The level of taxation on houses is an issue. None of us like to see taxes cut against builders who we like to think are all extremely wealthy. However, that is not the case for the small man, who we need to kick this thing on. Here in Dublin, for example, between one third and a half of the price of an average three-bed, semi-detached house is going to the State between VAT, levies and other types of taxation. We need to look at that. We need to be radical and consider pushing that VAT down to get the bloody thing moving again, to try to get houses built. It is not to feather builders' nests with profits, and while that is an issue that may have to be revisited once we get things moving again, for now, it must be done.
I touched on the availability of finance. In addition, we need measures such as a potential stay on development plans throughout the country. When it comes to housing projects, it may be better to send those directly to An Bord Pleanála, although that should not be done with its current resources. If we are going to do that and have it streamline a process and get the turnaround time improved, An Bord Pleanála needs more staff. Applications could then be looked at very quickly and turned around.
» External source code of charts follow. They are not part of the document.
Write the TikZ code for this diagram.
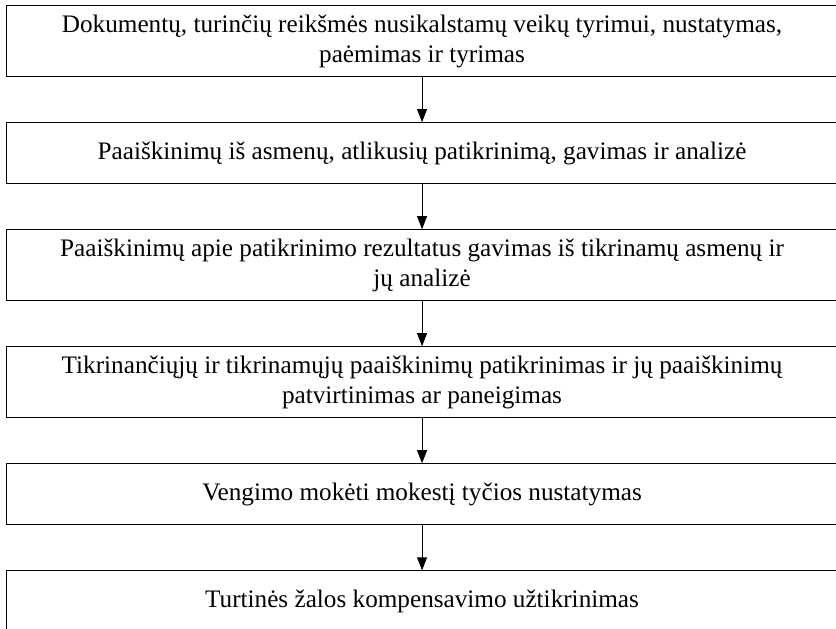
\documentclass[tikz,border=0pt]{standalone}
\usepackage{fontspec}
\setmainfont{Liberation Serif}
\usetikzlibrary{positioning,arrows.meta}
\begin{document}
\begin{tikzpicture}[x=1pt,y=1pt,
    stepbox/.style={draw, line width=1.1pt, minimum width=832pt, minimum height=61pt,
      inner xsep=10pt, inner ysep=9pt, align=center, font=\fontsize{25.2}{30}\selectfont},
    flowarrow/.style={-{Triangle[length=13pt,width=10pt]}, line width=0.9pt},
    node distance=45pt]
  \useasboundingbox (0,0) rectangle (836,-629);
  \node[stepbox, anchor=north west] (Documents) at (5.5,-5)
    {Dokumentų, turinčių reikšmės nusikalstamų veikų tyrimui, nustatymas,\\ paėmimas ir tyrimas};
  \node[stepbox, below=of Documents] (Explanations)
    {Paaiškinimų iš asmenų, atlikusių patikrinimą, gavimas ir analizė};
  \node[stepbox, below=of Explanations] (Results)
    {Paaiškinimų apie patikrinimo rezultatus gavimas iš tikrinamų asmenų ir\\ jų analizė};
  \node[stepbox, below=of Results] (Verification)
    {Tikrinančiųjų ir tikrinamųjų paaiškinimų patikrinimas ir jų paaiškinimų\\ patvirtinimas ar paneigimas};
  \node[stepbox, below=of Verification] (Intent)
    {Vengimo mokėti mokestį tyčios nustatymas};
  \node[stepbox, below=of Intent] (Compensation)
    {Turtinės žalos kompensavimo užtikrinimas};
  % arrows between the steps
  \foreach \from/\to in {Documents/Explanations, Explanations/Results, Results/Verification,
      Verification/Intent, Intent/Compensation}
    \draw[flowarrow] (\from) -- (\to);
\end{tikzpicture}
\end{document}
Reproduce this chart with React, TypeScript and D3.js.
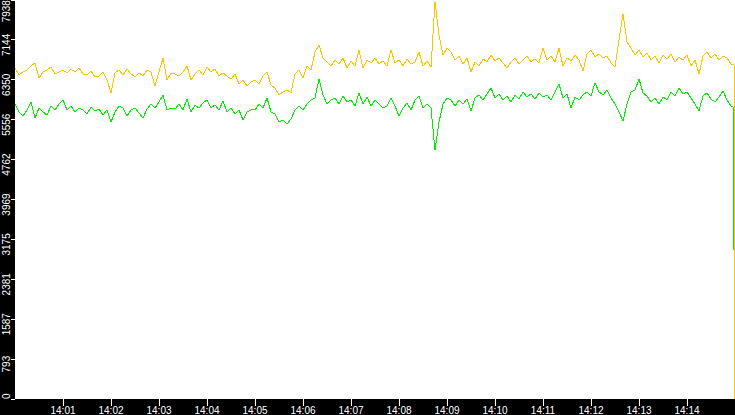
import React, { useEffect } from "react";
import * as d3 from "d3";

const WIDTH = 735;
const HEIGHT = 415;
const STEP_SECONDS = 5;
const START = new Date(2020, 0, 1, 14, 0, 0);
const END = new Date(2020, 0, 1, 14, 15, 0);
const Y_MAX = 7938;

const Y_TICK_VALUES = [0, 793.8, 1587.6, 2381.4, 3175.2, 3969, 4762.8, 5556.6, 6350.4, 7144.2, 7938];
const Y_TICK_LABELS = ["0", "793", "1587", "2381", "3175", "3969", "4762", "5556", "6350", "7144", "7938"];
const X_TICK_LABELS = ["14:01", "14:02", "14:03", "14:04", "14:05", "14:06", "14:07", "14:08", "14:09", "14:10", "14:11", "14:12", "14:13", "14:14"];

// samples every 5 seconds from 14:00:00
const YELLOW = [
  6585, 6446, 6506, 6545, 6625, 6685, 6386, 6506, 6545, 6605,
  6466, 6506, 6545, 6486, 6565, 6506, 6585, 6466, 6446, 6526,
  6406, 6426, 6506, 6347, 6088, 6486, 6545, 6446, 6565, 6466,
  6406, 6486, 6426, 6545, 6506, 6227, 6506, 6784, 6347, 6486,
  6466, 6426, 6506, 6625, 6347, 6466, 6545, 6446, 6605, 6506,
  6565, 6426, 6486, 6426, 6366, 6466, 6267, 6347, 6227, 6307,
  6347, 6267, 6426, 6506, 6247, 6187, 6048, 6108, 6148, 6088,
  6466, 6545, 6386, 6625, 6545, 6904, 7043, 6784, 6705, 6625,
  6744, 6665, 6784, 6585, 6725, 6625, 6943, 6585, 6744, 6685,
  6784, 6665, 6725, 6625, 6943, 6685, 6744, 6625, 6764, 6665,
  6705, 6904, 6625, 6725, 6605, 7898, 7242, 6844, 6983, 6904,
  6744, 6824, 6665, 6784, 6506, 6705, 6625, 6764, 6705, 6844,
  6725, 6784, 6685, 6585, 6705, 6784, 6665, 6744, 6824, 6705,
  6764, 6685, 6983, 6744, 6824, 6705, 6983, 6625, 6784, 6725,
  6844, 6744, 6526, 6864, 6943, 6804, 6864, 6784, 6824, 6685,
  6605, 7142, 7660, 7102, 6983, 6844, 6943, 6804, 6884, 6744,
  6824, 6685, 6844, 6764, 6864, 6705, 6804, 6744, 6844, 6625,
  6744, 6466, 6824, 6904, 6784, 6864, 6744, 6824, 6784, 6665,
];
// last readings before the series drops at the right edge (seconds after 14:00, value)
const YELLOW_TAIL_SECONDS = [899, 899];
const YELLOW_TAIL_VALUES = [6645, 0];

const GREEN = [
  5869, 5710, 5630, 5750, 5909, 5590, 5789, 5710, 5650, 5829,
  5750, 5869, 5949, 5750, 5829, 5710, 5789, 5750, 5670, 5809,
  5730, 5770, 5650, 5750, 5511, 5710, 5829, 5789, 5630, 5750,
  5789, 5690, 5590, 5770, 5869, 5789, 5909, 6048, 5750, 5789,
  5770, 5869, 5750, 5968, 5710, 5849, 5789, 5889, 5949, 5789,
  5849, 5750, 5929, 5710, 5789, 5670, 5750, 5551, 5710, 5750,
  5750, 5869, 5789, 5988, 5710, 5670, 5511, 5551, 5471, 5571,
  5750, 5829, 5750, 5869, 5949, 5988, 6366, 6048, 5869, 5949,
  5988, 5869, 6028, 5909, 5949, 5829, 6088, 5869, 6008, 5829,
  5949, 5869, 5789, 5829, 5988, 5829, 5630, 5789, 5889, 5750,
  5949, 6028, 5789, 5869, 5789, 4954, 5511, 5869, 5988, 5949,
  5829, 5949, 5869, 5968, 5730, 5988, 6048, 5949, 6068, 6187,
  5988, 6068, 5949, 6028, 5909, 6048, 5968, 6108, 6008, 6068,
  5968, 6088, 6008, 6048, 5949, 6108, 6267, 5988, 6068, 5789,
  6008, 5949, 6048, 6108, 6028, 6287, 6108, 6048, 6148, 5988,
  5869, 5710, 5531, 5869, 6108, 6148, 6366, 6088, 6028, 5909,
  5988, 5869, 6008, 5949, 6108, 6028, 6187, 6068, 6108, 5988,
  5869, 5730, 6028, 6088, 5968, 5909, 6008, 6128, 5949, 5829,
];
const GREEN_TAIL_SECONDS = [897.8, 897.8];
const GREEN_TAIL_VALUES = [5809, 2964];

const YELLOW_COLOR = "#ffc400";
const GREEN_COLOR = "#00ee00";

type Pt = [Date, number];

function toPoints(values: number[], tailSec: number[], tailVals: number[]): Pt[] {
  const pts: Pt[] = values.map((v, i) => [new Date(START.getTime() + i * STEP_SECONDS * 1000), v]);
  tailSec.forEach((s, i) => pts.push([new Date(START.getTime() + s * 1000), tailVals[i]]));
  return pts;
}

export default function App() {
  useEffect(() => {
    document.body.style.margin = "0";
  }, []);

  const plotLeft = 15;
  const plotBottom = 399;
  const x = d3.scaleTime().domain([START, END]).range([plotLeft, WIDTH]);
  const y = d3.scaleLinear().domain([0, Y_MAX]).range([plotBottom, 0]);

  const line = d3
    .line<Pt>()
    .x((d) => x(d[0]))
    .y((d) => y(d[1]));

  const yellowPts = toPoints(YELLOW, YELLOW_TAIL_SECONDS, YELLOW_TAIL_VALUES);
  const greenPts = toPoints(GREEN, GREEN_TAIL_SECONDS, GREEN_TAIL_VALUES);

  const xTicks = X_TICK_LABELS.map((lab) => {
    const [h, m] = lab.split(":").map(Number);
    return { lab, t: new Date(2020, 0, 1, h, m, 0) };
  });

  const font = "'Liberation Sans', Arial, sans-serif";

  return (
    <svg
      width={WIDTH}
      height={HEIGHT}
      style={{ position: "absolute", left: 0, top: 0, display: "block" }}
    >
      <rect x={0} y={0} width={WIDTH} height={HEIGHT} fill="#000" />
      <rect x={plotLeft} y={0} width={WIDTH - plotLeft} height={plotBottom} fill="#fff" />

      <path d={line(greenPts) || ""} fill="none" stroke={GREEN_COLOR} strokeWidth={1} shapeRendering="crispEdges" />
      <path d={line(yellowPts) || ""} fill="none" stroke={YELLOW_COLOR} strokeWidth={1} shapeRendering="crispEdges" />

      {Y_TICK_VALUES.map((v, i) => {
        const ty = Math.floor(y(v)) + 0.5;
        const label = Y_TICK_LABELS[i];
        const half = label.length * 2.8;
        let cy = y(v) + 5;
        cy = Math.min(cy, plotBottom - half);
        cy = Math.max(cy, half);
        return (
          <g key={label}>
            <line x1={11} x2={15} y1={ty} y2={ty} stroke="#fff" strokeWidth={1} shapeRendering="crispEdges" />
            <text
              transform={`translate(9.5,${cy}) rotate(-90)`}
              textAnchor="middle"
              fill="#fff"
              fontFamily={font}
              fontSize={10}
            >
              {label}
            </text>
          </g>
        );
      })}

      {xTicks.map(({ lab, t }) => {
        const tx = Math.floor(x(t)) + 0.5;
        return (
          <g key={lab}>
            <line x1={tx} x2={tx} y1={399} y2={406} stroke="#fff" strokeWidth={1} shapeRendering="crispEdges" />
            <text x={x(t)} y={413.5} textAnchor="middle" fill="#fff" fontFamily={font} fontSize={10}>
              {lab}
            </text>
          </g>
        );
      })}
    </svg>
  );
}
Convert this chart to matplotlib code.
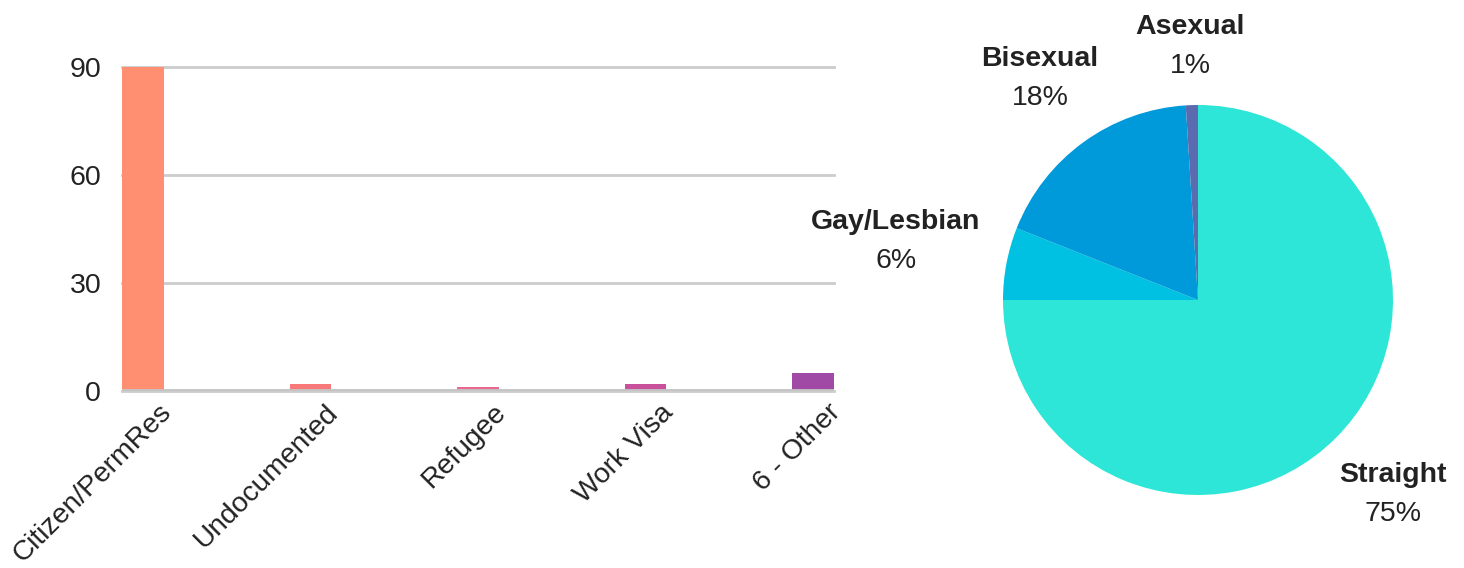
import matplotlib.pyplot as plt
import matplotlib.transforms as mtransforms

plt.rcParams['font.family'] = ['Liberation Sans', 'DejaVu Sans']

# bar chart data
status_labels = ["Citizen/PermRes", "Undocumented", "Refugee", "Work Visa", "6 - Other"]
status_counts = [90, 2, 1, 2, 5]
bar_colors = ["#ff8f70", "#f77979", "#e9688e", "#c9509b", "#a04aa6"]
y_ticks = [0, 30, 60, 90]

# pie chart data
orient_labels = ["Straight", "Gay/Lesbian", "Bisexual", "Asexual"]
orient_pct = [75, 6, 18, 1]
pie_colors = ["#2ee6d7", "#00c1e1", "#0099d9", "#5a6bb0"]
# label spots in pie units (x, y of name line)
label_spots = [(1.0, -0.895), (-1.55, 0.40), (-0.81, 1.235), (-0.04, 1.40)]

fig = plt.figure(figsize=(14.64, 5.68), dpi=100)

# ---- bars
ax = fig.add_axes([122 / 1464, 177 / 568, 712 / 1464, 324 / 568])
xs = list(range(len(status_labels)))
ax.bar(xs, status_counts, width=0.25, color=bar_colors, zorder=3)
ax.set_xlim(-0.125, len(xs) - 1 + 0.125)
ax.set_ylim(0, 90)
ax.set_yticks(y_ticks)
ax.set_yticklabels([str(t) for t in y_ticks], fontsize=20.5, color="#222222")
ax.grid(axis="y", color="#cccccc", linewidth=2, zorder=0)
for t in ax.yaxis.get_gridlines():
    t.set_clip_on(False)
ax.axhline(0, color="#c4c4c4", linewidth=3.5, zorder=4)
for s in ax.spines.values():
    s.set_visible(False)
ax.tick_params(axis="y", length=0, pad=15)
ax.tick_params(axis="x", length=0, pad=6)
ax.set_xticks(xs)
ax.set_xticklabels(status_labels, rotation=45, ha="right", va="top",
                   rotation_mode="anchor", fontsize=20.3, color="#222222")
off = mtransforms.ScaledTranslation(15 / 100, 0 / 100, fig.dpi_scale_trans)
for lbl in ax.get_xticklabels():
    lbl.set_transform(lbl.get_transform() + off)

# ---- pie
pax = fig.add_axes([1003 / 1464, 73 / 568, 390 / 1464, 390 / 568])
pax.pie(orient_pct, colors=pie_colors, startangle=90, counterclock=False,
        radius=1.0, wedgeprops=dict(linewidth=0))
pax.set_xlim(-1, 1)
pax.set_ylim(-1, 1)
pax.set_aspect("equal")
pax.axis("off")
for name, pct, (lx, ly) in zip(orient_labels, orient_pct, label_spots):
    pax.text(lx, ly, name, ha="center", va="center", fontsize=20.5,
             fontweight="bold", color="#222222", clip_on=False)
    pax.text(lx, ly - 0.2, f"{pct}%", ha="center", va="center", fontsize=20.5,
             color="#222222", clip_on=False)

fig.savefig("out.png", dpi=100, facecolor="white")
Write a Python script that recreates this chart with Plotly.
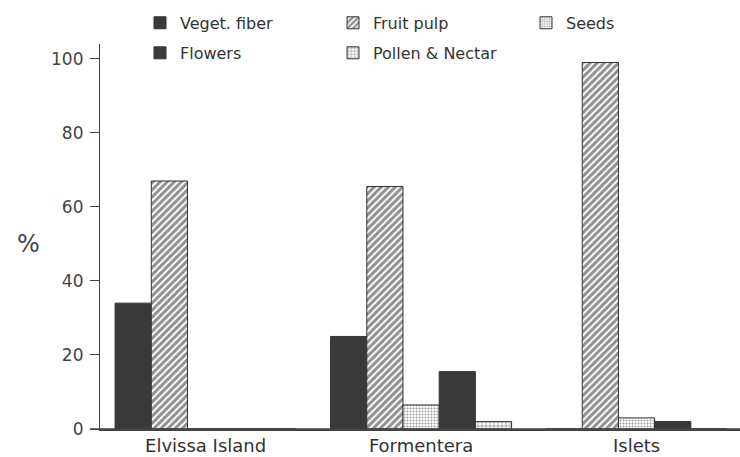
import plotly.graph_objects as go

categories = ["Elvissa Island", "Formentera", "Islets"]
series_names = ["Veget. fiber", "Fruit pulp", "Seeds", "Flowers", "Pollen & Nectar"]
veget_fiber = [34, 25, 0]
fruit_pulp = [67, 65.5, 99]
seeds = [0, 6.5, 3]
flowers = [0, 15.5, 2]
pollen_nectar = [0, 2, 0]
y_ticks = [0, 20, 40, 60, 80, 100]

values = [veget_fiber, fruit_pulp, seeds, flowers, pollen_nectar]
legend_rows = ["legend", "legend", "legend", "legend2", "legend2"]
dark = "#3a3a3a"
patterns = [
    dict(shape=""),
    dict(shape="/", fgcolor="#222222", bgcolor="#ffffff", size=5, solidity=0.6),
    dict(shape=".", fgcolor="#444444", bgcolor="#ffffff", size=3, solidity=0.4),
    dict(shape=""),
    dict(shape="+", fgcolor="#333333", bgcolor="#ffffff", size=4, solidity=0.35),
]
colors = [dark, "#ffffff", "#ffffff", dark, "#ffffff"]

fig = go.Figure()
for name, vals, pat, col, lg in zip(series_names, values, patterns, colors, legend_rows):
    fig.add_trace(go.Bar(
        name=name, x=categories, y=vals, legend=lg,
        marker=dict(color=col, pattern=pat, line=dict(color="#333333", width=1)),
    ))

legend_common = dict(
    orientation="h", x=0.0625, xanchor="left", yanchor="top",
    entrywidth=148, entrywidthmode="pixels",
    font=dict(size=16, color="#333333"),
    bgcolor="rgba(0,0,0,0)", traceorder="normal",
)

fig.update_layout(
    width=740, height=457,
    margin=dict(l=100, r=0, t=44, b=28),
    paper_bgcolor="white", plot_bgcolor="white",
    barmode="group", bargap=0.16, bargroupgap=0,
    font=dict(family="DejaVu Sans", color="#444444"),
    legend=dict(legend_common, y=1.099),
    legend2=dict(legend_common, y=1.021),
    showlegend=True,
)
fig.update_xaxes(
    range=[-0.49, 2.48], showline=True, linecolor="#444444", linewidth=1.5,
    ticks="", tickfont=dict(size=18, color="#333333"), showgrid=False,
    automargin=False,
)
fig.update_yaxes(
    range=[0, 104], tickvals=y_ticks, ticks="outside", ticklen=9,
    tickcolor="#444444", showline=True, linecolor="#444444", linewidth=1.2,
    tickfont=dict(size=17, color="#444444"), showgrid=False, zeroline=False,
    ticklabelstandoff=3, automargin=False,
)
fig.add_annotation(text="%", xref="paper", yref="paper", x=-0.112, y=0.48,
                   xanchor="center", yanchor="middle", showarrow=False,
                   font=dict(size=24, color="#444444"))
fig.add_shape(type="line", xref="paper", yref="y", x0=-0.016, x1=1, y0=0, y1=0,
              line=dict(color="#444444", width=1.5))
fig.write_html("out.html", config={"displayModeBar": False},
               post_script="document.body.style.margin='0';")
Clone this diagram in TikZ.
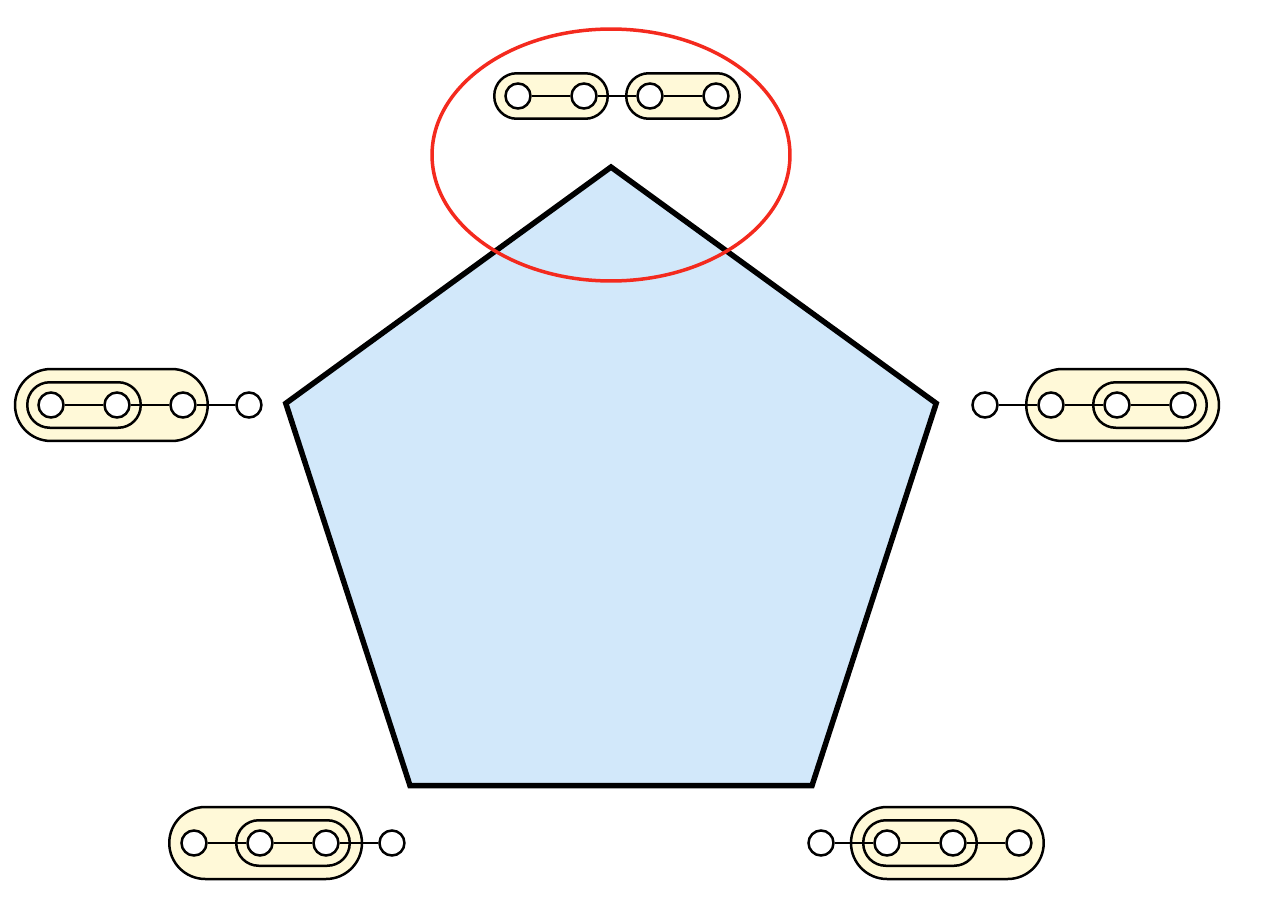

The reality is this housing crisis is having a chilling effect on foreign direct investment coming to Ireland, for example, in the cases of the European Investment Bank and the European Medicines Agency, which we were pitching for. Even if the 5,000 or 6,000 people decided they did want to come to Ireland, where would they live? We have a housing crisis, a homeless crisis and thousands of people in hotels.
There is also the issue of boarded-up units. In the last debate I had the opportunity to put on record that 933 units in Dublin alone have been boarded up for more than ten years. How many have been boarded up for less than that? Relatively speaking, that is replicated in every county in the country. The theory of wanting a fully integrated society with a good mix of social housing along with private housing is honourable and we should aspire to it. However, for years we have been refusing to buy up units at cheaper prices in what were former local authority schemes throughout the country. That is madness. We are paying €300,000, €400,000, €500,000 and €600,000 for local authority housing in private units while overlooking places such as Sligo town, where five houses could be bought for €100,000 in a former local authority scheme. We are not being as radical as we need to be to match the radical reality of an emergency in housing.
These are just some tangible suggestions. It would be very radical, for example, to push down VAT or put a stay on development plans in order to bring forward appropriate measures. However, these are the kinds of things we need to be prepared to look at, rather than coming in here every month, whenever Members are prepared to use their Private Members' time to deal with these issues. We must take tangible action.